Imagine searching for a character you identify with and finding only the vague unintelligent versions available, written by writers totally uninterested in them. As a kid, I remember watching horror movies with my sister and knowing exactly when the female character will die. In no way was I an expert in horror movies, but I had seen used so commonly before that I could guess that woman character, if there was one, would generally die first or second in the story, often by a fault of her own. Queer men and women existed in shows as jokes or brief, token characters that would die off an episode or so later.
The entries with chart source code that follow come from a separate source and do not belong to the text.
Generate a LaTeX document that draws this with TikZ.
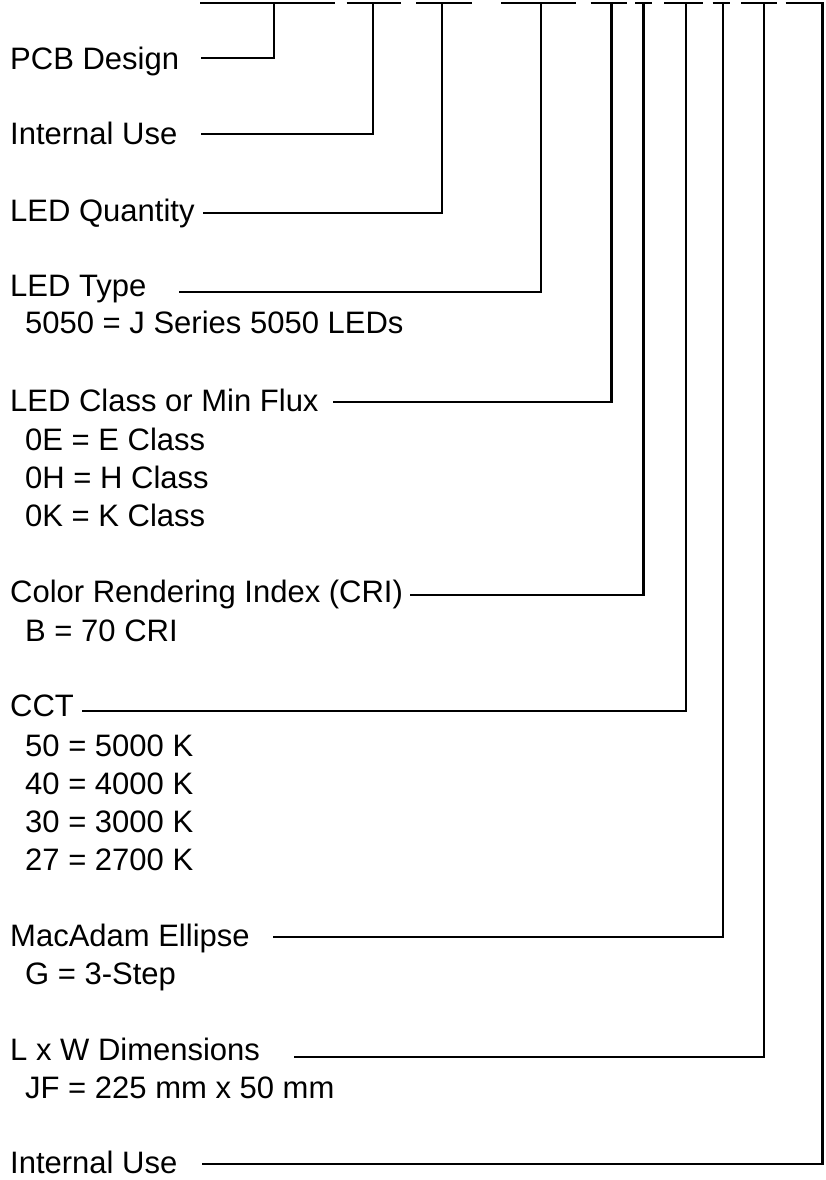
\documentclass[tikz,border=0pt]{standalone}
\usepackage{fontspec}
\setmainfont{Liberation Sans}
\usepackage{tikz}

\begin{document}
\begin{tikzpicture}[x=1pt, y=-1pt,
    head/.style={anchor=base west, inner sep=0pt, font=\fontsize{31}{37}\selectfont},
    sub/.style={head},
    lead/.style={line width=2.2pt, black}]
    % FULL (MARGES)
    \path[use as bounding box, fill=white] (0,0) rectangle (825,1180);

    % GUIONS DEL CODI
    \foreach \a/\b in {200/335, 346.7/401, 416/471.7, 501/575.7, 590.7/626.7,
                       635/651.7, 664.3/703.3, 712.7/730, 741/777.3, 785.7/823.7} {
        \draw[lead] (\a,3) -- (\b,3);
    }

    % CAMPS I LINIES
    \foreach \n/\t/\yb/\xs/\yl/\xv in {
        pcb/PCB Design/69.5/201/58.3/274,
        intuse/Internal Use/145/201/134.3/373,
        qty/LED Quantity/221.7/203/212.7/442,
        type/LED Type/296.7/179/292.3/541,
        class/LED Class or Min Flux/411.7/333/402.3/611.5,
        cri/Color Rendering Index (CRI)/602.7/410/595.3/643.5,
        cct/CCT/716.7/82/710.7/685.7,
        mac/MacAdam Ellipse/946/273/937.3/722.7,
        dims/L x W Dimensions/1060.7/294/1056.7/763.7,
        intusetwo/Internal Use/1173/202/1164/822.5} {
        \node[head] (\n) at (10,\yb) {\t};
        \coordinate (\n-s) at (\xs,\yl);
        \coordinate (\n-t) at (\xv,3);
        \draw[lead] (\n-s) -| (\n-t);
    }

    % OPCIONS
    \foreach \n/\t/\yb in {
        type1/5050 = J Series 5050 LEDs/333.3,
        class1/0E = E Class/450,
        class2/0H = H Class/488.3,
        class3/0K = K Class/526.7,
        cri1/B = 70 CRI/641,
        cct1/50 = 5000 K/756,
        cct2/40 = 4000 K/794.3,
        cct3/30 = 3000 K/832.3,
        cct4/27 = 2700 K/870,
        mac1/G = 3-Step/984,
        dims1/JF = 225 mm x 50 mm/1098.3} {
        \node[sub] (\n) at (25,\yb) {\t};
    }
\end{tikzpicture}
\end{document}
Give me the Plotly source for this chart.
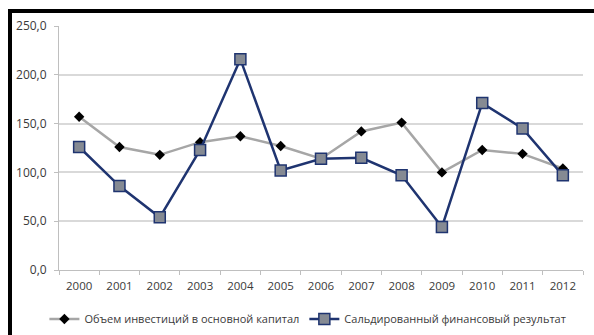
import plotly.graph_objects as go

years = ["2000", "2001", "2002", "2003", "2004", "2005", "2006", "2007", "2008", "2009", "2010", "2011", "2012"]
investment = [157, 126, 118, 131, 137, 127, 114, 142, 151, 100, 123, 119, 104]
fin_result = [126, 86, 54, 123, 216, 102, 114, 115, 97, 44, 171, 145, 97]
name_inv = "Объем инвестиций в основной капитал"
name_fin = "Сальдированный финансовый результат"
y_ticks = [0, 50, 100, 150, 200, 250]

W, H = 594, 335
L, R, T, B = 59, 11, 26, 65
pw, ph = W - L - R, H - T - B

def px(x):
    return (x - L) / pw

def py(y):
    return (H - B - y) / ph

fig = go.Figure()
fig.add_trace(go.Scatter(
    x=years, y=investment, name=name_inv, mode="lines+markers",
    line=dict(color="#A6A6A6", width=2.5),
    marker=dict(symbol="diamond", size=8, color="#000000"),
))
fig.add_trace(go.Scatter(
    x=years, y=fin_result, name=name_fin, mode="lines+markers",
    line=dict(color="#1F3470", width=2.5),
    marker=dict(symbol="square", size=11, color="#858A93", line=dict(color="#1F3470", width=1.5)),
))

font = dict(family="Open Sans, DejaVu Sans, sans-serif", size=11, color="#3A3A3A")

fig.update_layout(
    width=W, height=H,
    margin=dict(l=L, r=R, t=T, b=B, autoexpand=False),
    paper_bgcolor="white", plot_bgcolor="white",
    font=font,
    separators=",.",
    showlegend=True,
    legend=dict(orientation="h", x=0.475, xanchor="center", y=py(319), yanchor="middle",
                font=dict(family="Open Sans, DejaVu Sans, sans-serif", size=11, color="#3A3A3A"),
                itemwidth=30, tracegroupgap=0),
    xaxis=dict(type="category", showgrid=False, showline=True, linecolor="#BFBFBF", linewidth=1,
               ticks="outside", tickson="boundaries", ticklen=4, tickcolor="#BFBFBF",
               range=[-0.5, 12.5], fixedrange=True, tickfont=dict(size=11.5),
               ticklabelstandoff=5),
    yaxis=dict(range=[0, 250], tickvals=y_ticks, tickformat=".1f", showgrid=True,
               gridcolor="#D9D9D9", gridwidth=1.5, showline=True, linecolor="#BFBFBF", linewidth=1,
               ticks="outside", ticklen=4, tickcolor="#BFBFBF", zeroline=False, ticklabelstandoff=5,
               tickfont=dict(size=12)),
    shapes=[
        dict(type="rect", xref="paper", yref="paper", x0=px(8), x1=px(12), y0=py(335), y1=py(9),
             fillcolor="black", line=dict(width=0), layer="above"),
        dict(type="rect", xref="paper", yref="paper", x0=px(8), x1=px(594), y0=py(13), y1=py(9),
             fillcolor="black", line=dict(width=0), layer="above"),
    ],
)

fig.write_html("out.html")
For Chimamanda Ngozi Adichie, she said she had become a single story character in the eyes of people who did not know her. When coming to America, her roommate immediately assumed that Adichie had a tragic story simply because she had lived in Africa. Adichie said this assumption wasn’t made out of malice but simply because stories of Africa that are not centered on starvation or poverty do not reach the public mainstream media. She said, “the consequence of the single story is this: it robs people of dignity. It makes our recognition of our equal humanity difficult. It emphasizes how we are different rather than how we are similar.” Single stories can dispossess a people. It can them out to the public eye as unintelligent, as removed of personal individualistic spirit that connects people to each other, that often seems to define humanity. But stories can also be used to empower and humanize people; they can be used to explore people and their individual faults, their strengths, their dignity and their tragedies. It can make lives of minorities more known to the public in a way that does not demonize or sexualize their way of life, but make it as simply another part of the human experience.

I would like to end with Adichie’s powerful words: “When we reject the single story, when we realize that there is never a single story about any place we regain a kind of paradise.”